**Given information**
══════════

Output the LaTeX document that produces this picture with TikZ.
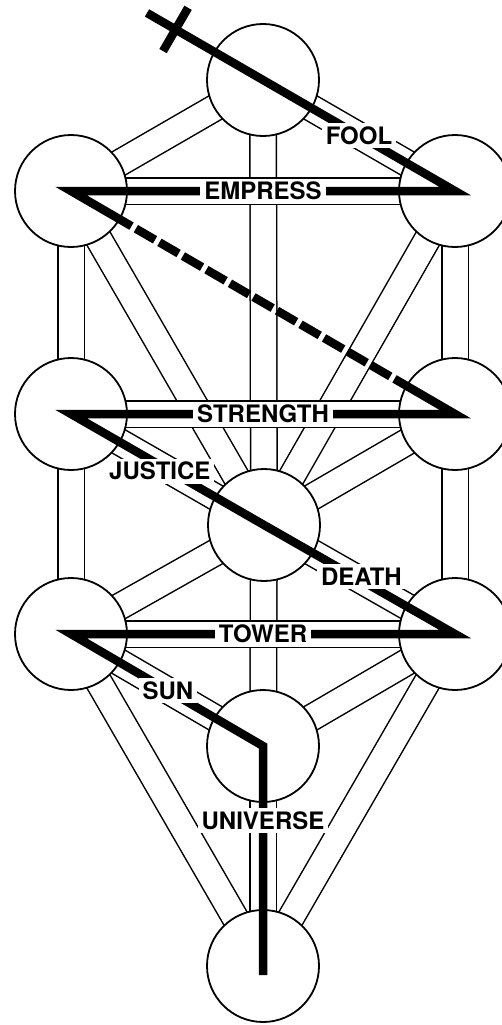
\documentclass[tikz,border=0pt]{standalone}
\usepackage{fontspec}
\setmainfont{TeX Gyre Heros}
\usetikzlibrary{calc,backgrounds}

\begin{document}
\begin{tikzpicture}[x=1pt, y=-1pt, sephira/.style={draw, circle, fill=white, line width=1.8pt, minimum size=112pt, inner sep=0pt}, channel/.style={line width=1.5pt, double=white, double distance=25pt}, flash/.style={line width=8.5pt, line join=miter, miter limit=10}, pathlabel/.style={fill=white, inner xsep=4pt, inner ysep=4pt, text height=17pt, text depth=0pt, font=\fontsize{24}{24}\selectfont\bfseries}]
        \useasboundingbox (0,0) rectangle (502,1025);
        % the ten sephiroth
        \node[sephira] (kether) at (263,80) {};
        \node[sephira] (binah) at (71,191) {};
        \node[sephira] (chokmah) at (455,191) {};
        \node[sephira] (geburah) at (71,414) {};
        \node[sephira] (chesed) at (455,414) {};
        \node[sephira] (tiphareth) at (264,525) {};
        \node[sephira] (hod) at (71,634) {};
        \node[sephira] (netzach) at (455,634) {};
        \node[sephira] (yesod) at (263,746) {};
        \node[sephira] (malkuth) at (263,966) {};
        % the 22 paths, horizontal ones last so they lie on top
        \begin{scope}[on background layer]
            \foreach \a/\b in {kether/binah, kether/chokmah, kether/tiphareth, binah/geburah, binah/tiphareth, chokmah/chesed, chokmah/tiphareth, geburah/tiphareth, chesed/tiphareth, geburah/hod, chesed/netzach, tiphareth/hod, tiphareth/netzach, tiphareth/yesod, hod/yesod, netzach/yesod, hod/malkuth, netzach/malkuth, yesod/malkuth, binah/chokmah, geburah/chesed, hod/netzach}
                \draw[channel] (\a.center) -- (\b.center);
        \end{scope}
        % lightning flash
        \coordinate (flame) at ($(kether.center)!-134pt!(chokmah.center)$);
        \coordinate (crux) at ($(flame)!33pt!(kether.center)$);
        \coordinate (barleft) at ($(crux)!25pt!90:(kether.center)$);
        \coordinate (barright) at ($(crux)!25pt!-90:(kether.center)$);
        \coordinate (dashstart) at ($(binah.center)!70pt!(chesed.center)$);
        \coordinate (dashend) at ($(chesed.center)!70pt!(binah.center)$);
        \coordinate (ground) at ($(malkuth.center)+(0,9)$);
        \draw[flash] (barleft) -- (barright);
        \draw[flash] (flame) -- (kether.center) -- (chokmah.center) -- (binah.center) -- (dashstart);
        \draw[flash, dash pattern=on 22.2pt off 5pt, dash phase=22.2pt] (dashstart) -- (dashend);
        \draw[flash] (dashend) -- (chesed.center) -- (geburah.center) -- (tiphareth.center) -- (netzach.center) -- (hod.center) -- (yesod.center) -- (ground);
        % labels
        \path (kether.center) -- (chokmah.center) node[pathlabel, pos=0.5] (fool) {FOOL};
        \path (binah.center) -- (chokmah.center) node[pathlabel, pos=0.5] (empress) {EMPRESS};
        \path (geburah.center) -- (chesed.center) node[pathlabel, pos=0.5] (strength) {STRENGTH};
        \path (geburah.center) -- (tiphareth.center) node[pathlabel, pos=0.46, yshift=-6pt] (justice) {JUSTICE};
        \path (tiphareth.center) -- (netzach.center) node[pathlabel, pos=0.51, yshift=4pt] (death) {DEATH};
        \path (hod.center) -- (netzach.center) node[pathlabel, pos=0.5] (tower) {TOWER};
        \path (hod.center) -- (yesod.center) node[pathlabel, pos=0.505] (sun) {SUN};
        \path (yesod.center) -- (malkuth.center) node[pathlabel, pos=0.34] (universe) {UNIVERSE};
    \end{tikzpicture}
\end{document}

══════════

**Task objective**
Set down the material above as is, without any pictures.

**The result**
Output the LaTeX document that produces this picture with TikZ.
\documentclass[tikz,border=0pt]{standalone}
\usepackage{fontspec}
\setmainfont{TeX Gyre Heros}
\usetikzlibrary{calc,backgrounds}

\begin{document}
\begin{tikzpicture}[x=1pt, y=-1pt, sephira/.style={draw, circle, fill=white, line width=1.8pt, minimum size=112pt, inner sep=0pt}, channel/.style={line width=1.5pt, double=white, double distance=25pt}, flash/.style={line width=8.5pt, line join=miter, miter limit=10}, pathlabel/.style={fill=white, inner xsep=4pt, inner ysep=4pt, text height=17pt, text depth=0pt, font=\fontsize{24}{24}\selectfont\bfseries}]
        \useasboundingbox (0,0) rectangle (502,1025);
        % the ten sephiroth
        \node[sephira] (kether) at (263,80) {};
        \node[sephira] (binah) at (71,191) {};
        \node[sephira] (chokmah) at (455,191) {};
        \node[sephira] (geburah) at (71,414) {};
        \node[sephira] (chesed) at (455,414) {};
        \node[sephira] (tiphareth) at (264,525) {};
        \node[sephira] (hod) at (71,634) {};
        \node[sephira] (netzach) at (455,634) {};
        \node[sephira] (yesod) at (263,746) {};
        \node[sephira] (malkuth) at (263,966) {};
        % the 22 paths, horizontal ones last so they lie on top
        \begin{scope}[on background layer]
            \foreach \a/\b in {kether/binah, kether/chokmah, kether/tiphareth, binah/geburah, binah/tiphareth, chokmah/chesed, chokmah/tiphareth, geburah/tiphareth, chesed/tiphareth, geburah/hod, chesed/netzach, tiphareth/hod, tiphareth/netzach, tiphareth/yesod, hod/yesod, netzach/yesod, hod/malkuth, netzach/malkuth, yesod/malkuth, binah/chokmah, geburah/chesed, hod/netzach}
                \draw[channel] (\a.center) -- (\b.center);
        \end{scope}
        % lightning flash
        \coordinate (flame) at ($(kether.center)!-134pt!(chokmah.center)$);
        \coordinate (crux) at ($(flame)!33pt!(kether.center)$);
        \coordinate (barleft) at ($(crux)!25pt!90:(kether.center)$);
        \coordinate (barright) at ($(crux)!25pt!-90:(kether.center)$);
        \coordinate (dashstart) at ($(binah.center)!70pt!(chesed.center)$);
        \coordinate (dashend) at ($(chesed.center)!70pt!(binah.center)$);
        \coordinate (ground) at ($(malkuth.center)+(0,9)$);
        \draw[flash] (barleft) -- (barright);
        \draw[flash] (flame) -- (kether.center) -- (chokmah.center) -- (binah.center) -- (dashstart);
        \draw[flash, dash pattern=on 22.2pt off 5pt, dash phase=22.2pt] (dashstart) -- (dashend);
        \draw[flash] (dashend) -- (chesed.center) -- (geburah.center) -- (tiphareth.center) -- (netzach.center) -- (hod.center) -- (yesod.center) -- (ground);
        % labels
        \path (kether.center) -- (chokmah.center) node[pathlabel, pos=0.5] (fool) {FOOL};
        \path (binah.center) -- (chokmah.center) node[pathlabel, pos=0.5] (empress) {EMPRESS};
        \path (geburah.center) -- (chesed.center) node[pathlabel, pos=0.5] (strength) {STRENGTH};
        \path (geburah.center) -- (tiphareth.center) node[pathlabel, pos=0.46, yshift=-6pt] (justice) {JUSTICE};
        \path (tiphareth.center) -- (netzach.center) node[pathlabel, pos=0.51, yshift=4pt] (death) {DEATH};
        \path (hod.center) -- (netzach.center) node[pathlabel, pos=0.5] (tower) {TOWER};
        \path (hod.center) -- (yesod.center) node[pathlabel, pos=0.505] (sun) {SUN};
        \path (yesod.center) -- (malkuth.center) node[pathlabel, pos=0.34] (universe) {UNIVERSE};
    \end{tikzpicture}
\end{document}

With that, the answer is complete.